My children sometimes represent farmer´s kids as they walk about the neighborhood pavement shoeless with the soles of their feet as black as tar, blissfully happy I may add. Most of their meals are served on an “as needs” basis sitting on the floor Japanese style in front of Barney or Thomas the Train. Traditional sitting with all five in ready position, utensils in hand with appetites perfectly synchronized is nonexistent.



I find myself rethinking showers on certain days and am convinced that hand and face washing will often suffice to go another day. The physical labor inherent in bathing and supervising five children´s hygienic habits can be exhausting so after a brisk sniff, I can pretty much classify which ones will last till tomorrow on deodorant and cologne alone and who must undergo a full-body scrub-down.



You see, I am such a hypocrite and now realize that most of my parenting philosophies and beliefs were based upon my lavish living situation at the time. When we lived in Central America and I had an entire army of domestic helpers, I was adamant about the children getting their proper nutrition during mealtimes. Now that we are back in the USA and my only domestic help comes in the shape of a stick, bottle, or television screen, I let them “slip” a little.



For example, my husband finally achieved persuading me that ice cream in the morning was healthy due to its high milk content and that white rice alone was a perfectly well-balanced meal. I have put my resentments aside toward Frosted Flakes cereal and now recognize this product as a viable and healthy breakfast option.



I have matured in life to the point that everything I once despised, stood against and swore never to do, I do either out of sheer desperation, resignation or the meagre realization that we are simple-minded, pathetic creatures of habit and have no choice but to mimic what we lived through in childhood. Or maybe I just think none of it really makes a big difference at the end of the day.



Personally, I think it is a combination of an inner “relaxation” that comes with experience and that not everything has to be taken so seriously and literally. My poor brother, a doctor no less and father of two adorable little girls, spends a minimum of an hour lathering them up with sunblock before heading outside. By the time they finally get outdoors to play, these trusting frustrated creatures are tackled down once again for another round of the goop! Talk about reading and following the instructions on the bottle.
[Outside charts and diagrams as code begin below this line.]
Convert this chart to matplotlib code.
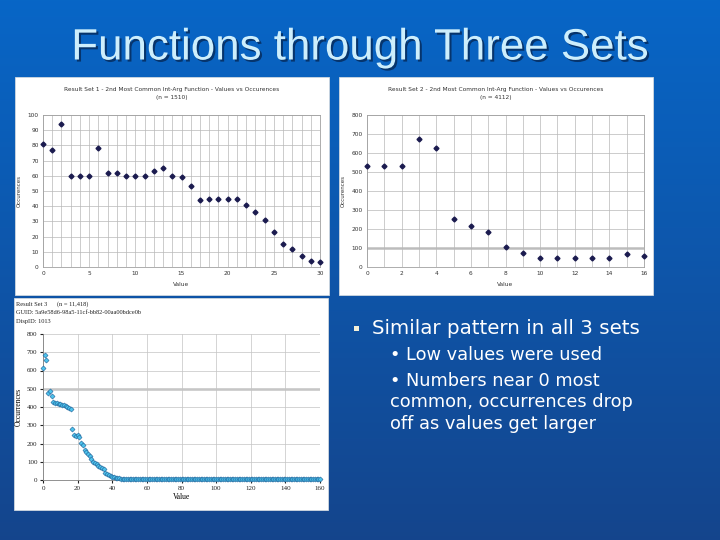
import numpy as np
import matplotlib.pyplot as plt
import matplotlib.patheffects as pe
from matplotlib.patches import Rectangle

# Result set 1
set1_values = list(range(0, 31))
set1_counts = [81, 77, 94, 60, 60, 60, 78, 62, 62, 60, 60, 60, 63, 65, 60, 59,
               53, 44, 45, 45, 45, 45, 41, 36, 31, 23, 15, 12, 7, 4, 3]

# Result set 2
set2_values = list(range(0, 17))
set2_counts = [530, 530, 530, 676, 625, 255, 218, 183, 107, 72, 50, 45, 45, 45,
               45, 70, 58]

# Result set 3
set3_values = list(range(0, 161))
set3_counts = [615, 685, 655, 475, 485, 462, 425, 422, 420, 418, 415, 412, 410,
               405, 400, 395, 390, 278, 246, 242, 247, 238, 201, 192, 165, 156,
               141, 130, 115, 101, 92, 85, 79, 73, 67, 60, 38, 32, 26, 22, 18,
               14, 11, 9, 9, 8, 8, 8, 8, 7, 7, 8, 7, 7, 7, 6, 7, 6, 6, 6,
               6, 6, 5, 6, 5, 5, 6, 5, 5, 5, 5, 5, 6, 5, 5, 5, 5, 5, 5, 5,
               5, 4, 5, 5, 5, 4, 5, 5, 4, 5, 4, 5, 5, 4, 4, 5, 4, 4, 5, 4,
               4, 4, 4, 5, 4, 4, 4, 4, 4, 4, 5, 4, 4, 4, 4, 4, 4, 4, 4, 4,
               4, 4, 4, 3, 4, 4, 4, 4, 3, 4, 4, 4, 4, 4, 3, 4, 4, 4, 4, 3,
               4, 4, 4, 3, 4, 4, 4, 3, 4, 4, 4, 4, 3, 4, 4, 4, 3, 4, 4, 4, 4]

title = "Functions through Three Sets"
bullet = "Similar pattern in all 3 sets"
sub_lines = ["\u2022 Low values were used",
             "\u2022 Numbers near 0 most",
             "common, occurrences drop",
             "off as values get larger"]

W, H = 720, 540


def fx(x):
    return x / W


def fy(y):
    return 1 - y / H


fig = plt.figure(figsize=(7.2, 5.4), dpi=100)

# slide background
bg = fig.add_axes([0, 0, 1, 1])
grad = np.linspace(0, 1, 256).reshape(-1, 1)
top = np.array([0.03, 0.40, 0.78])
bot = np.array([0.08, 0.27, 0.55])
img = top + (bot - top) * grad[..., None]
img = img.reshape(256, 1, 3)
bg.imshow(img, aspect="auto", extent=[0, 1, 0, 1])
bg.set_axis_off()

# white chart panels
for (x0, y0, x1, y1) in [(15, 77, 329, 295), (339, 77, 653, 295), (14, 298, 328, 510)]:
    fig.patches.append(Rectangle((fx(x0), fy(y1)), fx(x1 - x0), (y1 - y0) / H,
                                 transform=fig.transFigure, facecolor="white",
                                 edgecolor="#d0d8e0", lw=0.6, zorder=1))

fig.text(0.5, fy(48), title, ha="center", va="center", fontsize=31.6,
         family="Liberation Sans", color="#cdeefc",
         path_effects=[pe.SimplePatchShadow(offset=(1.5, -1.5), shadow_rgbFace="#062f63", alpha=0.9),
                       pe.Normal()])

navy = "#1b1b4f"


def small_axes(left, top, right, bottom):
    ax = fig.add_axes([fx(left), fy(bottom), fx(right - left), (bottom - top) / H])
    ax.set_zorder(2)
    return ax


# chart 1
ax1 = small_axes(43, 115, 320, 267)
ax1.set_xlim(0, 30)
ax1.set_ylim(0, 100)
ax1.set_xticks(range(0, 31, 5))
ax1.set_xticks(range(0, 31), minor=True)
ax1.set_yticks(range(0, 101, 10))
ax1.grid(True, which="both", axis="x", color="#b8b8b8", lw=0.5)
ax1.grid(True, axis="y", color="#b8b8b8", lw=0.5)
ax1.plot(set1_values, set1_counts, "D", ms=2.5, color=navy, clip_on=False, zorder=3)
fig.text(fx(172), fy(90), "Result Set 1 - 2nd Most Common Int-Arg Function - Values vs Occurences",
         ha="center", va="center", fontsize=4.2, color="#333333")
fig.text(fx(172), fy(97), "(n = 1510)", ha="center", va="center", fontsize=4.2, color="#333333")
ax1.set_ylabel("Occurences", fontsize=4, labelpad=4, color="#333333")
ax1.set_xlabel("Value", fontsize=4.2, labelpad=4, color="#333333")

# chart 2
ax2 = small_axes(367, 115, 644, 267)
ax2.set_xlim(0, 16)
ax2.set_ylim(0, 800)
ax2.set_xticks(range(0, 17, 2))
ax2.set_xticks(range(0, 17), minor=True)
ax2.set_yticks(range(0, 801, 100))
ax2.grid(True, which="both", axis="x", color="#b8b8b8", lw=0.5)
ax2.grid(True, axis="y", color="#b8b8b8", lw=0.5)
ax2.axhline(100, color="#c8c8c8", lw=2, zorder=0)
ax2.plot(set2_values, set2_counts, "D", ms=2.5, color=navy, clip_on=False, zorder=3)
fig.text(fx(496), fy(90), "Result Set 2 - 2nd Most Common Int-Arg Function - Values vs Occurences",
         ha="center", va="center", fontsize=4.2, color="#333333")
fig.text(fx(496), fy(97), "(n = 4112)", ha="center", va="center", fontsize=4.2, color="#333333")
ax2.set_ylabel("Occurences", fontsize=4, labelpad=4, color="#333333")
ax2.set_xlabel("Value", fontsize=4.2, labelpad=4, color="#333333")

for ax in (ax1, ax2):
    ax.tick_params(labelsize=4.2, length=0, pad=3, colors="#333333")
    ax.tick_params(which="minor", length=0)
    for s in ax.spines.values():
        s.set_color("#a0a0a0")
        s.set_linewidth(0.6)

# chart 3
ax3 = small_axes(43, 334, 320, 480)
ax3.set_xlim(0, 160)
ax3.set_ylim(0, 800)
ax3.set_xticks(range(0, 161, 20))
ax3.set_yticks(range(0, 801, 100))
ax3.grid(True, color="#c4c4c4", lw=0.5)
ax3.axhline(500, color="#cccccc", lw=2, zorder=0)
ax3.plot(set3_values, set3_counts, "D", ms=2.6, mfc="#4cc3ec", mec="#1f5f96",
         mew=0.4, clip_on=False, zorder=3)
ax3.tick_params(labelsize=5, length=2, pad=2, colors="#222222")
for lab in ax3.get_xticklabels() + ax3.get_yticklabels():
    lab.set_family("Liberation Serif")
for s in ("top", "right"):
    ax3.spines[s].set_visible(False)
for s in ("left", "bottom"):
    ax3.spines[s].set_color("#808080")
    ax3.spines[s].set_linewidth(0.6)
ax3.set_ylabel("Occurrences", fontsize=5.5, family="Liberation Serif", labelpad=3)
ax3.set_xlabel("Value", fontsize=5.5, family="Liberation Serif", labelpad=2)
for i, line in enumerate(["Result Set 3      (n = 11,418)",
                          "GUID: 5a9e58d6-98a5-11cf-bb82-00aa00bdce0b",
                          "DispID: 1013"]):
    fig.text(fx(16), fy(304 + i * 9), line, ha="left", va="center", fontsize=4.6,
             family="Liberation Serif", color="#222222")

# bullet text
fig.patches.append(Rectangle((fx(354), fy(331)), fx(5), 5 / H, transform=fig.transFigure,
                             facecolor="#f4f0d8", edgecolor="none", zorder=3))
fig.text(fx(372), fy(328), bullet, ha="left", va="center", fontsize=14.3,
         family="DejaVu Sans", color="white")
sub_y = [355, 381, 402, 424]
sub_x = [390, 390, 390, 390]
for t, xx, yy in zip(sub_lines, sub_x, sub_y):
    fig.text(fx(xx), fy(yy), t, ha="left", va="center", fontsize=12.8,
             family="DejaVu Sans", color="white")

fig.savefig("out.png", dpi=100)
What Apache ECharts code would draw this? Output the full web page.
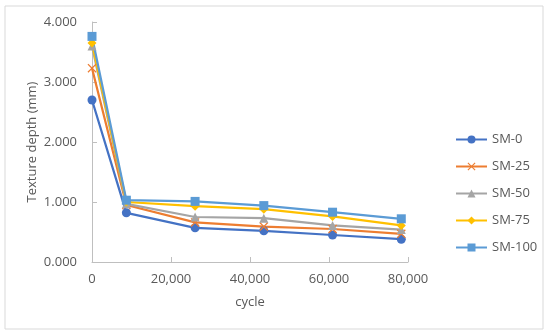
<!DOCTYPE html>
<html><head><meta charset="utf-8">
<script src="https://cdn.jsdelivr.net/npm/echarts@6/dist/echarts.min.js"></script>
<style>html,body{margin:0;padding:0;background:#fff}#c{width:550px;height:336px}</style>
</head><body><div id="c"></div>
<script>
const cycles = [0, 8700, 26100, 43500, 60900, 78300];
const seriesNames = ['SM-0', 'SM-25', 'SM-50', 'SM-75', 'SM-100'];
const sm0 = [2.70, 0.82, 0.57, 0.52, 0.45, 0.38];
const sm25 = [3.23, 0.95, 0.66, 0.59, 0.55, 0.47];
const sm50 = [3.60, 0.97, 0.75, 0.73, 0.61, 0.54];
const sm75 = [3.65, 1.00, 0.93, 0.88, 0.76, 0.61];
const sm100 = [3.76, 1.03, 1.01, 0.94, 0.83, 0.72];
const xTicks = [0, 20000, 40000, 60000, 80000];
const yTicks = [0, 1, 2, 3, 4];

const colors = ['#4472C4', '#ED7D31', '#A5A5A5', '#FFC000', '#5B9BD5'];
const crossPath = 'path://M0,1L1,0L5,4L9,0L10,1L6,5L10,9L9,10L5,6L1,10L0,9L4,5Z';
const symbols = ['circle', crossPath, 'triangle', 'diamond', 'rect'];
const sizes = [9, 9, 9, 9, 9];
const allData = [sm0, sm25, sm50, sm75, sm100];
const font = 'Open Sans, Liberation Sans, sans-serif';

const chart = echarts.init(document.getElementById('c'));
chart.setOption({
  animation: false,
  color: colors,
  textStyle: {fontFamily: font},
  graphic: [{type: 'rect', shape: {x: 5, y: 6, width: 538, height: 323},
    style: {fill: 'none', stroke: '#d9d9d9', lineWidth: 1}, silent: true}],
  grid: {left: 92, right: 142, top: 22, bottom: 74},
  legend: {
    orient: 'vertical', left: 450, top: 128, itemWidth: 31, itemHeight: 10, itemGap: 14,
    textStyle: {color: '#595959', fontSize: 13, fontFamily: font},
    data: seriesNames
  },
  xAxis: {
    type: 'value', min: xTicks[0], max: xTicks[xTicks.length - 1], interval: 20000,
    name: 'cycle', nameLocation: 'middle', nameGap: 34, nameMoveOverlap: false,
    nameTextStyle: {color: '#595959', fontSize: 13, fontFamily: font},
    axisLine: {lineStyle: {color: '#bfbfbf', width: 1}},
    axisTick: {show: true, inside: true, length: 5, lineStyle: {color: '#bfbfbf'}},
    axisLabel: {color: '#595959', fontSize: 13, margin: 11,
      formatter: v => v.toLocaleString('en-US')},
    splitLine: {show: false}
  },
  yAxis: {
    type: 'value', min: yTicks[0], max: yTicks[yTicks.length - 1], interval: 1,
    name: 'Texture depth (mm)', nameLocation: 'middle', nameGap: 53, nameMoveOverlap: false,
    nameTextStyle: {color: '#595959', fontSize: 13, fontFamily: font},
    axisLine: {show: true, lineStyle: {color: '#bfbfbf', width: 1}},
    axisTick: {show: true, inside: true, length: 5, lineStyle: {color: '#bfbfbf'}},
    axisLabel: {color: '#595959', fontSize: 13, margin: 15, formatter: v => v.toFixed(3)},
    splitLine: {show: false}
  },
  series: seriesNames.map((n, i) => ({
    name: n, type: 'line',
    data: cycles.map((c, j) => [c, allData[i][j]]),
    symbol: symbols[i], symbolSize: sizes[i], showSymbol: true,
    lineStyle: {width: 2.25, color: colors[i]},
    itemStyle: {color: colors[i]}
  }))
});
</script></body></html>
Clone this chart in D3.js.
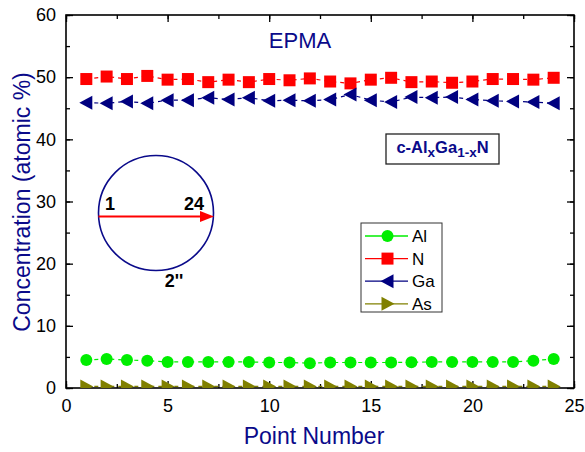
<!DOCTYPE html>
<html>
<head>
<meta charset="utf-8">
<script src="https://cdn.jsdelivr.net/npm/d3@7"></script>
<style>
  body { margin: 0; background: #fff; }
  text { font-family: "Liberation Sans", Arial, sans-serif; }
</style>
</head>
<body>
<div id="chart"></div>
<script>
// data
const points = d3.range(1, 25);
const alValues = [4.5, 4.66, 4.5, 4.4, 4.2, 4.2, 4.2, 4.2, 4.2, 4.1, 4.1, 4.0,
                  4.1, 4.1, 4.1, 4.1, 4.15, 4.2, 4.2, 4.2, 4.2, 4.2, 4.4, 4.66];
const nValues = [49.7, 50.1, 49.7, 50.2, 49.6, 49.7, 49.2, 49.6, 49.2, 49.7, 49.5, 49.8,
                 49.3, 49.0, 49.6, 49.9, 49.2, 49.3, 49.1, 49.3, 49.7, 49.7, 49.6, 49.9];
const gaValues = [45.9, 45.8, 46.1, 45.8, 46.3, 46.3, 46.7, 46.4, 46.7, 46.2, 46.3, 46.2,
                  46.4, 47.2, 46.3, 46.0, 46.8, 46.7, 46.8, 46.4, 46.2, 46.1, 46.0, 45.8];
const asValues = [0.25, 0.25, 0.25, 0.25, 0.25, 0.25, 0.25, 0.25, 0.25, 0.25, 0.25, 0.25,
                  0.25, 0.25, 0.25, 0.25, 0.25, 0.25, 0.25, 0.25, 0.25, 0.25, 0.25, 0.25];
const seriesNames = ["Al", "N", "Ga", "As"];
const xTicks = [0, 5, 10, 15, 20, 25];
const yTicks = [0, 10, 20, 30, 40, 50, 60];

const series = [
  { name: "Al", values: alValues, color: "#00ee00", shape: "circle" },
  { name: "N", values: nValues, color: "#ff0000", shape: "square" },
  { name: "Ga", values: gaValues, color: "#000080", shape: "left" },
  { name: "As", values: asValues, color: "#808000", shape: "right" }
];

const W = 585, H = 452;
const margin = { top: 15, right: 11, bottom: 64, left: 66 };
const width = W - margin.left - margin.right;
const height = H - margin.top - margin.bottom;
const navy = "#0a0a8a";

const svg = d3.select("#chart").append("svg")
  .attr("width", W).attr("height", H);
const g = svg.append("g")
  .attr("transform", `translate(${margin.left},${margin.top})`);

const x = d3.scaleLinear().domain([0, 25]).range([0, width]);
const y = d3.scaleLinear().domain([0, 60]).range([height, 0]);

g.append("clipPath").attr("id", "clip")
  .append("rect").attr("width", width).attr("height", height);

// axes, ticks drawn inward
const minorX = d3.range(0, 25.1, 2.5);
const minorY = d3.range(0, 60.1, 5);
function styleAxis(sel) {
  sel.select(".domain").remove();
  sel.selectAll("line").attr("stroke", "#000").attr("stroke-width", 1.3);
  sel.selectAll("text").attr("fill", "#000").style("font-size", "18px");
}
g.append("g").attr("transform", `translate(0,${height})`)
  .call(d3.axisBottom(x).tickValues(minorX).tickSize(-4).tickFormat(""))
  .call(styleAxis);
g.append("g").attr("transform", `translate(0,${height})`)
  .call(d3.axisBottom(x).tickValues(xTicks).tickSize(-7).tickPadding(11).tickFormat(d3.format("d")))
  .call(styleAxis);
g.append("g")
  .call(d3.axisTop(x).tickValues(minorX).tickSize(-4).tickFormat(""))
  .call(styleAxis);
g.append("g")
  .call(d3.axisTop(x).tickValues(xTicks).tickSize(-7).tickFormat(""))
  .call(styleAxis);
g.append("g")
  .call(d3.axisLeft(y).tickValues(minorY).tickSize(-4).tickFormat(""))
  .call(styleAxis);
g.append("g")
  .call(d3.axisLeft(y).tickValues(yTicks).tickSize(-7).tickPadding(10).tickFormat(d3.format("d")))
  .call(styleAxis);
g.append("g").attr("transform", `translate(${width},0)`)
  .call(d3.axisRight(y).tickValues(minorY).tickSize(-4).tickFormat(""))
  .call(styleAxis);
g.append("g").attr("transform", `translate(${width},0)`)
  .call(d3.axisRight(y).tickValues(yTicks).tickSize(-7).tickFormat(""))
  .call(styleAxis);

g.append("rect").attr("width", width).attr("height", height)
  .attr("fill", "none").attr("stroke", "#000").attr("stroke-width", 1.6);

// marker shapes
function markerPath(shape, s) {
  if (shape === "circle") return d3.symbol(d3.symbolCircle, Math.PI * 6 * 6)();
  if (shape === "square") return `M${-s},${-s}H${s}V${s}H${-s}Z`;
  if (shape === "left") return `M${-s - 1},0L${s},${-s - 1}L${s},${s + 1}Z`;
  return `M${s + 1},0L${-s},${-s - 1}L${-s},${s + 1}Z`;
}

const plot = g.append("g").attr("clip-path", "url(#clip)");
const line = d3.line().x((d, i) => x(points[i])).y(d => y(d));

series.forEach(s => {
  plot.append("path").datum(s.values)
    .attr("d", line)
    .attr("fill", "none")
    .attr("stroke", s.color)
    .attr("stroke-width", 1.2)
    .attr("stroke-dasharray", "4,4");
  plot.selectAll(null).data(s.values).join("path")
    .attr("transform", (d, i) => `translate(${x(points[i])},${y(d)})`)
    .attr("d", markerPath(s.shape, 6))
    .attr("fill", s.color);
});

// legend
const legend = g.append("g").attr("transform", `translate(${361 - margin.left},${223 - margin.top})`);
legend.append("rect").attr("width", 81).attr("height", 89)
  .attr("fill", "#fff").attr("stroke", "#333").attr("stroke-width", 1);
seriesNames.forEach((name, i) => {
  const s = series[i];
  const ly = 13 + i * 22.6;
  legend.append("line").attr("x1", 4).attr("x2", 47).attr("y1", ly).attr("y2", ly)
    .attr("stroke", s.color).attr("stroke-width", 1.3);
  legend.append("path").attr("transform", `translate(26.5,${ly})`)
    .attr("d", markerPath(s.shape, 6)).attr("fill", s.color);
  legend.append("text").attr("x", 51).attr("y", ly + 6)
    .style("font-size", "17px").attr("fill", "#000").text(name);
});

// EPMA label
g.append("text").attr("x", 300 - margin.left).attr("y", 48 - margin.top)
  .attr("text-anchor", "middle").attr("fill", navy)
  .style("font-size", "22px").text("EPMA");

// composition box
const comp = g.append("g").attr("transform", `translate(${386 - margin.left},${134 - margin.top})`);
comp.append("rect").attr("width", 113).attr("height", 30)
  .attr("fill", "#fff").attr("stroke", "#222").attr("stroke-width", 1.3);
const ct = comp.append("text").attr("x", 56.5).attr("y", 19)
  .attr("text-anchor", "middle").attr("fill", navy)
  .style("font-size", "16.5px").style("font-weight", "bold");
ct.append("tspan").text("c-Al");
ct.append("tspan").attr("dy", 4).style("font-size", "13.5px").text("x");
ct.append("tspan").attr("dy", -4).text("Ga");
ct.append("tspan").attr("dy", 4).style("font-size", "13.5px").text("1-x");
ct.append("tspan").attr("dy", -4).text("N");

// wafer sketch
const wafer = svg.append("g");
wafer.append("circle").attr("cx", 156).attr("cy", 213).attr("r", 57.5)
  .attr("fill", "none").attr("stroke", navy).attr("stroke-width", 1.6);
wafer.append("line").attr("x1", 98.5).attr("x2", 203).attr("y1", 216.5).attr("y2", 216.5)
  .attr("stroke", "#ff0000").attr("stroke-width", 2);
wafer.append("path").attr("d", "M214,216.5L200,211L200,222Z").attr("fill", "#ff0000");
wafer.append("text").attr("x", 110).attr("y", 210).attr("text-anchor", "middle")
  .style("font-size", "18px").style("font-weight", "bold").text("1");
wafer.append("text").attr("x", 194).attr("y", 210).attr("text-anchor", "middle")
  .style("font-size", "18px").style("font-weight", "bold").text("24");
wafer.append("text").attr("x", 174).attr("y", 287).attr("text-anchor", "middle")
  .style("font-size", "18px").style("font-weight", "bold").text("2''");

// axis titles
svg.append("text").attr("x", 314).attr("y", 444)
  .attr("text-anchor", "middle").attr("fill", navy)
  .style("font-size", "23px").text("Point Number");
svg.append("text")
  .attr("transform", `translate(30,202) rotate(-90)`)
  .attr("text-anchor", "middle").attr("fill", navy)
  .style("font-size", "23px").text("Concentration (atomic %)");
</script>
</body>
</html>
I no longer believe that my two year old´s five bottle a day habit is abusive. Ideally, she would not be walking around with a bottle of milk dangling from her mouth most of the day like a cigarette does from a two pack a day smoker, but hey, it could be worse.



I mean, if pushed, my husband will nervously confess that his mother encouraged him to drink milk by the gallon till the age of fifteen. Sound commendable? Ask him about it today and he´ll proudly tell you that is why he has no cavities and such strong bones. The fact that he spent much of his adolescence shamefully hiding his stock of refrigerated baby bottles filled with milk from his visiting friends and romantic pursuits is besides the point. And don´t even think about asking my mother-in-law about it. She´ll defend her decision to never ween her children off baby bottles with more passion that a church choir.



I don´t think I´ll keep my littlest peanut on the bottle till the age of fifteen like her proud Papi, but at least I have evidence that normal human beings can and do emerge from even the most unconventional types of upbringings. I guess as parents we can raise healthy contributing members of society with our good intentions, actions, and lots of unconditional love.